Cet article est certifié gluten-free et vous est donc vendu trois fois plus cher. Vous flairez l’arnaque ? Vous avez bien raison. Mais puisque l’industrie agroalimentaire le fait allégrement, on s’est dit qu’on pouvait tenter le coup. Blague à part, en essayant de faire des courses bonnes et bios, on a vu de la confiture, du cidre, du yaourt « sans gluten » (et même… des capotes). Sauf que ni la confiture, ni le cidre, ni le yaourt n’affiche de blé parmi ses ingrédients – ni aucune autre céréale. Aucune raison, donc, pour qu’ils contiennent cette protéine. Ça n’empêche pas, évidemment, des malins du marketing d’ajouter une mention sur leurs étiquettes, histoire de séduire le consommateur stressé (salut Jean-Claude !) et perdu dans la jungle des labels (lire l’épisode 2, « Labels, au secours ! »).
Les chiffres leur donnent d’ailleurs raison. En France, les ventes de produits labellisés sans gluten connaissent une croissance à deux chiffres et certains observateurs estiment à 11 millions le nombre de consommateurs plus ou moins réguliers. Il y a quelques mois, un « analyste senior » cité par Les Echos expliquait tranquillement qu’un produit sans gluten (le plus souvent du pain, des pâtes ou des biscuits) peut facilement se vendre trois fois plus cher que son équivalent fabriqué à base de céréales classiques (blé, orge, avoine et seigle, principalement).

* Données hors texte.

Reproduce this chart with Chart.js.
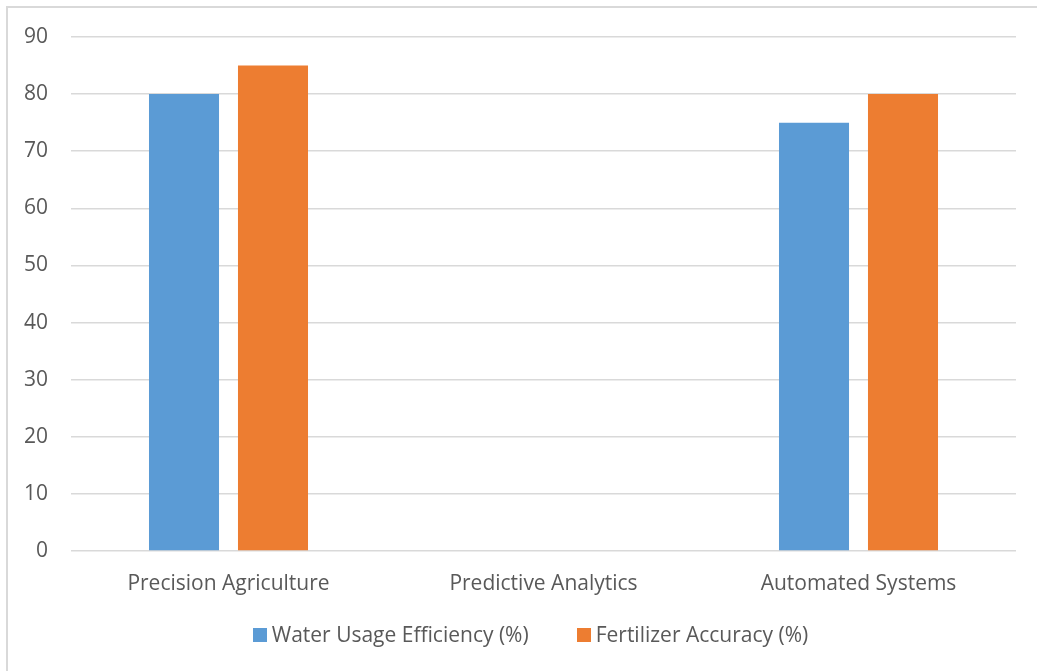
<!DOCTYPE html>
<html>
<head>
<meta charset="utf-8">
<script src="https://cdn.jsdelivr.net/npm/chart.js@4.4.1/dist/chart.umd.min.js"></script>
<style>
  html, body { margin: 0; padding: 0; background: #ffffff; overflow: hidden; }
  #frame {
    position: absolute; left: 0; top: 0; width: 1037px; height: 671px;
  }
  #edge {
    position: absolute; left: 6px; top: 6px; width: 1100px; height: 700px;
    border-left: 2px solid #d9d9d9; border-top: 2px solid #d9d9d9;
    box-sizing: border-box; pointer-events: none;
  }
  canvas { position: absolute; left: 0; top: 0; }
</style>
</head>
<body>
<div id="frame">
  <canvas id="chart" width="1037" height="671"></canvas>
  <div id="edge"></div>
</div>
<script>
// Technology categories along the x axis
const categories = ['Precision Agriculture', 'Predictive Analytics', 'Automated Systems'];

// Series values (percent); Predictive Analytics has no recorded values
const waterUsageEfficiency = [80, null, 75];
const fertilizerAccuracy = [85, null, 80];

// Value axis range
const yMin = 0;
const yMax = 90;
const yStep = 10;

const textColor = '#595959';
const fontFamily = "'Open Sans', 'Noto Sans', sans-serif";
const axisFontSize = 21;
const legendFontSize = 21;

Chart.defaults.font.family = fontFamily;
Chart.defaults.font.size = axisFontSize;
Chart.defaults.color = textColor;

// Legend row under the axis: square swatch, short gap, label, wider gap between entries
const bottomLegend = {
  id: 'bottomLegend',
  afterDraw(chart) {
    const ctx = chart.ctx;
    const box = 14, swatchGap = 5, itemGap = 48;
    const centerX = chart.width / 2 + 12;
    const centerY = 635;
    ctx.save();
    ctx.font = legendFontSize + 'px ' + fontFamily;
    ctx.textBaseline = 'middle';
    ctx.textAlign = 'left';
    const items = chart.data.datasets.map(ds => ({
      text: ds.label,
      color: ds.backgroundColor,
      width: box + swatchGap + ctx.measureText(ds.label).width
    }));
    const total = items.reduce((s, it) => s + it.width, 0) + itemGap * (items.length - 1);
    let x = centerX - total / 2;
    items.forEach(it => {
      ctx.fillStyle = it.color;
      ctx.fillRect(Math.round(x), Math.round(centerY - box / 2), box, box);
      ctx.fillStyle = textColor;
      ctx.fillText(it.text, x + box + swatchGap, centerY + 1);
      x += it.width + itemGap;
    });
    ctx.restore();
  }
};

new Chart(document.getElementById('chart'), {
  type: 'bar',
  data: {
    labels: categories,
    datasets: [
      {
        label: 'Water Usage Efficiency (%)',
        data: waterUsageEfficiency,
        backgroundColor: '#5B9BD5',
        borderWidth: 0,
        categoryPercentage: 0.565,
        barPercentage: 0.787
      },
      {
        label: 'Fertilizer Accuracy (%)',
        data: fertilizerAccuracy,
        backgroundColor: '#ED7D31',
        borderWidth: 0,
        categoryPercentage: 0.565,
        barPercentage: 0.787
      }
    ]
  },
  options: {
    responsive: false,
    animation: false,
    devicePixelRatio: 1,
    layout: { padding: { left: 0, right: 21, top: 37, bottom: 0 } },
    plugins: {
      tooltip: { enabled: false },
      legend: { display: false }
    },
    scales: {
      x: {
        grid: { display: false },
        border: { display: false },
        ticks: {
          color: textColor,
          font: { family: fontFamily, size: axisFontSize },
          padding: 12,
          maxRotation: 0
        },
        afterFit: (scale) => { scale.height = 120; }
      },
      y: {
        min: yMin,
        max: yMax,
        ticks: {
          stepSize: yStep,
          color: textColor,
          font: { family: fontFamily, size: axisFontSize },
          padding: 23
        },
        grid: { color: '#d9d9d9', lineWidth: 1.5, drawTicks: false },
        border: { display: false },
        afterFit: (scale) => { scale.width = 71; }
      }
    }
  },
  plugins: [bottomLegend]
});
</script>
</body>
</html>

Il disait aussi combien ces « produits à valeur ajoutée » sont importants en période de « pressions déflationnistes ». En langage d’analyste senior, cela veut dire grosso modo : « Le prix de la bouffe baisse, il faut trouver des produits que les gens acceptent encore d’acheter cher et sur lesquels on va faire de grosses marges. »

Une question était malencontreusement oubliée dans l’article : est-ce bien utile pour le consommateur de dépenser plus pour se passer de gluten ? La réponse est oui… pour une partie de la population, bien spécifique. Ce sont les personnes atteintes d’une maladie auto-immune appelée « maladie cœliaque », qui concerne 1 % des Européens. Et les autres ? C’est-à-dire les millions de gens qui ne souffrent pas de maladie cœliaque mais déclarent se sentir mieux, plus légers et moins ballonnés quand ils se privent de gluten ? En 2015, des chercheurs italiens ont testé les réactions de ces personnes. Après quelques mois de protocole, ils ont conclu que 86 % des patients autodiagnostiqués n’avaient en fait ni allergie, ni hypersensibilité constatable au gluten.